- Entries provided -
****************************************

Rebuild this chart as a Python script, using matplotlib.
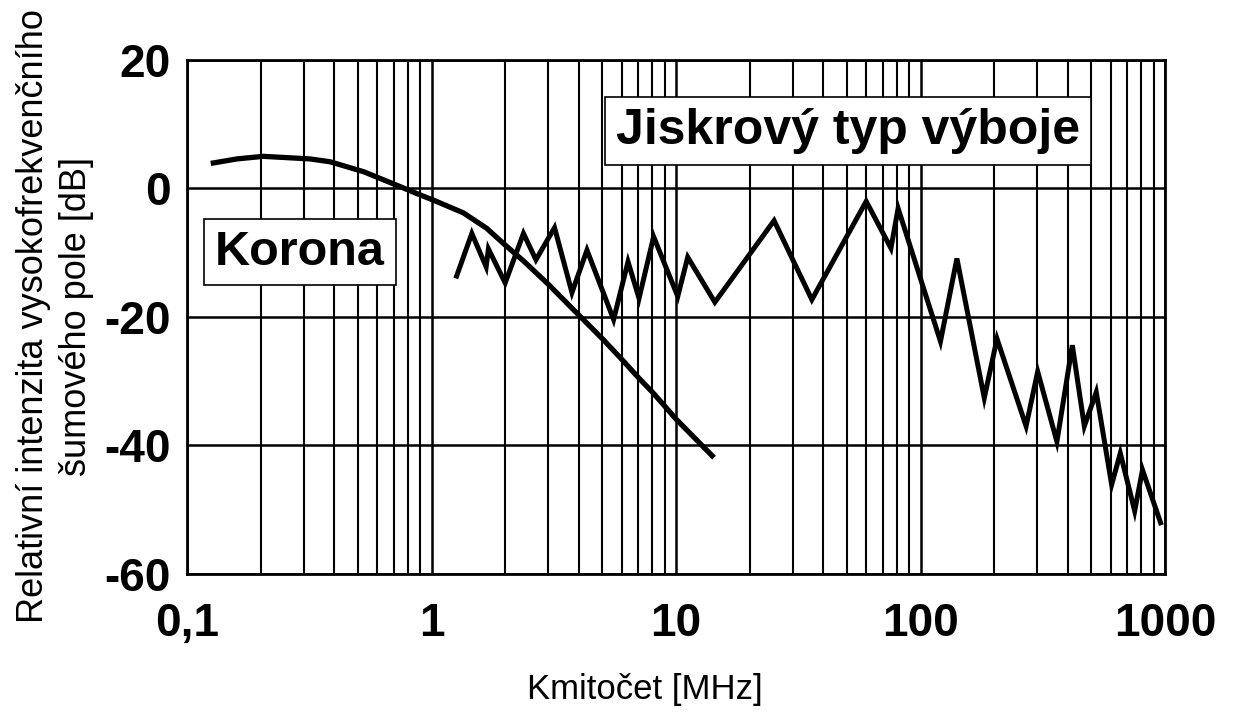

****************************************

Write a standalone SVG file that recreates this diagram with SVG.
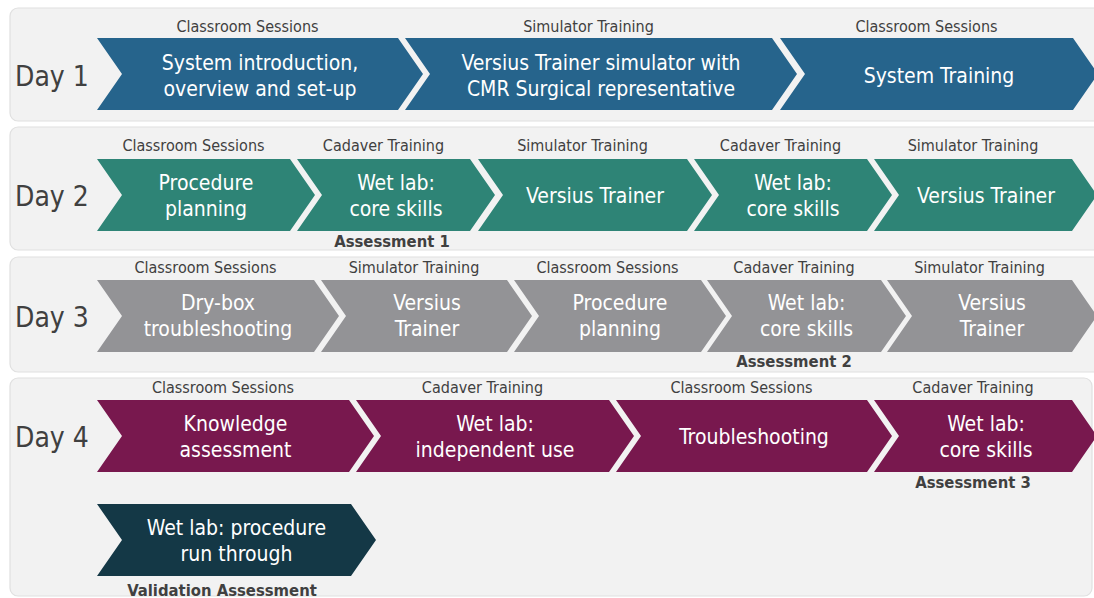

****************************************

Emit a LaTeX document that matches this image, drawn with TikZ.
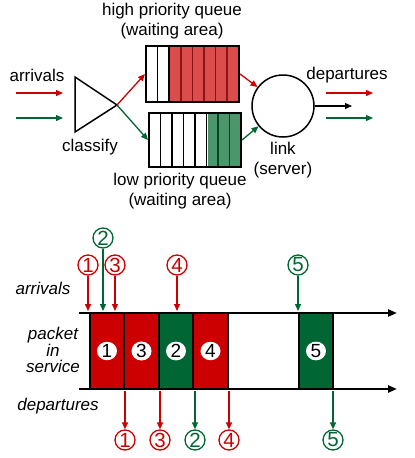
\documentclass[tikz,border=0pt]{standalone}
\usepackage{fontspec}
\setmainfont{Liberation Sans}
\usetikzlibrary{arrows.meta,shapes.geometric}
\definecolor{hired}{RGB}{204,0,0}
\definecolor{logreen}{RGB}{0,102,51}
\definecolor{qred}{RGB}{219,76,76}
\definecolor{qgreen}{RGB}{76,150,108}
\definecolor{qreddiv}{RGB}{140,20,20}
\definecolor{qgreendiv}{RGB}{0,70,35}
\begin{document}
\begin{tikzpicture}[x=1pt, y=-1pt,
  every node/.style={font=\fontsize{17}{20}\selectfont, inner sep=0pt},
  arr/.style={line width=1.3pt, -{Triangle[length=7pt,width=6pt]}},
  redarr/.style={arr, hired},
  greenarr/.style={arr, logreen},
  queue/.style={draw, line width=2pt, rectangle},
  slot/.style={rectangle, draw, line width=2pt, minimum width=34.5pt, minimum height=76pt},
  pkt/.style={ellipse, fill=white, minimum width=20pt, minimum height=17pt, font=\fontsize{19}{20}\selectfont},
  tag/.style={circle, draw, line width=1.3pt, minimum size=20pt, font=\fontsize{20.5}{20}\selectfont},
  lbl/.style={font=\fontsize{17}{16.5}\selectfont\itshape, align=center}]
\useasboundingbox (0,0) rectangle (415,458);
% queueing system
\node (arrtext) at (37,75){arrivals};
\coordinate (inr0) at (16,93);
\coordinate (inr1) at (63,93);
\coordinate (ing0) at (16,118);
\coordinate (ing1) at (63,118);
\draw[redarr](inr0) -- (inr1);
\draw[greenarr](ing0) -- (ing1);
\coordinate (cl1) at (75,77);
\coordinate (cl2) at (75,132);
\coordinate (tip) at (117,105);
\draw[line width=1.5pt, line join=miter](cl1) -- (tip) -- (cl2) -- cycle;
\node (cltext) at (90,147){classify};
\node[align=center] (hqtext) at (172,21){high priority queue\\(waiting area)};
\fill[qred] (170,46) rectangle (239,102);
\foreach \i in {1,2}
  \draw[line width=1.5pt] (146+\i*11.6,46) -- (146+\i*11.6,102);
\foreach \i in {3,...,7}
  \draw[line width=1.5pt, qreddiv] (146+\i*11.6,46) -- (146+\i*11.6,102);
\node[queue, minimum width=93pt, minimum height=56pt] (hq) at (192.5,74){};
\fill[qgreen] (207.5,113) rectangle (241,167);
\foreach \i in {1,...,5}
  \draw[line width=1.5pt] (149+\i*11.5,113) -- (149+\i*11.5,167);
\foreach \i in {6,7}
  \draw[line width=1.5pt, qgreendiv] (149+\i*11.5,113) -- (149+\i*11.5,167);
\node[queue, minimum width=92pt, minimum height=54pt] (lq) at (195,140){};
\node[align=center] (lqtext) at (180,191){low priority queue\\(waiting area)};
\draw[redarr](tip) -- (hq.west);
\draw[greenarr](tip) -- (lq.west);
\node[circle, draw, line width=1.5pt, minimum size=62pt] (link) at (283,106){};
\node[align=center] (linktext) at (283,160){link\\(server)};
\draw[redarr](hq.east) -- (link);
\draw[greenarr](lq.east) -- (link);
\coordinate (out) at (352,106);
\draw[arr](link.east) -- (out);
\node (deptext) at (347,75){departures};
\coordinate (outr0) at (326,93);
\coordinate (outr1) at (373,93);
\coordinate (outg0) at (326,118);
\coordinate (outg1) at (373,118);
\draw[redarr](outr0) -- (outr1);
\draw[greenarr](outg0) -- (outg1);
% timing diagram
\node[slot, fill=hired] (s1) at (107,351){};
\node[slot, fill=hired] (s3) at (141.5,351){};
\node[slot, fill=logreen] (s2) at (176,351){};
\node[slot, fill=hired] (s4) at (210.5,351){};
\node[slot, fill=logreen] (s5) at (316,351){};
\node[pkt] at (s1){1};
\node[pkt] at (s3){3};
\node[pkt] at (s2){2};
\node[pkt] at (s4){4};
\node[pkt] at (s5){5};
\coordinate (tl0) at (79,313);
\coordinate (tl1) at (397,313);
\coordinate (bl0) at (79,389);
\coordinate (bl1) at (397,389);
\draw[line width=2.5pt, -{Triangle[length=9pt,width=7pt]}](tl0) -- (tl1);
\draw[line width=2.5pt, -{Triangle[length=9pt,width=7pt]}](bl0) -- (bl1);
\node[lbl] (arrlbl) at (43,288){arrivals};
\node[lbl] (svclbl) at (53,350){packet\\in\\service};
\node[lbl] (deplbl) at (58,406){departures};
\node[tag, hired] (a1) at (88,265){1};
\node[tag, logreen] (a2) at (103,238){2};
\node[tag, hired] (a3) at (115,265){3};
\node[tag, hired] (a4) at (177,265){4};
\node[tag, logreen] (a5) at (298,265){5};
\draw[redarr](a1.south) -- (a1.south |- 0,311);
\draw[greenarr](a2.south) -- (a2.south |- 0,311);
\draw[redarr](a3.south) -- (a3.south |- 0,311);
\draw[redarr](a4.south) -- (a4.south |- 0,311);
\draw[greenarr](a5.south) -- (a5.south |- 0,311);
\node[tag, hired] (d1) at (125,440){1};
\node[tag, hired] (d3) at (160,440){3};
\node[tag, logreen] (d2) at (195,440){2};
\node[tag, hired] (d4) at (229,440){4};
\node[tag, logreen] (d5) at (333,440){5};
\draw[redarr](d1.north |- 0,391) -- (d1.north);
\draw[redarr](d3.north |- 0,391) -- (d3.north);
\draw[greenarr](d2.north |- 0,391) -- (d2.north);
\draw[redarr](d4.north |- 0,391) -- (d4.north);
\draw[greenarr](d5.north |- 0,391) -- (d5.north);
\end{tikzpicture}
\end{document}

****************************************

Each line containing "this" counts once; state the total number of such lines and nothing else.

3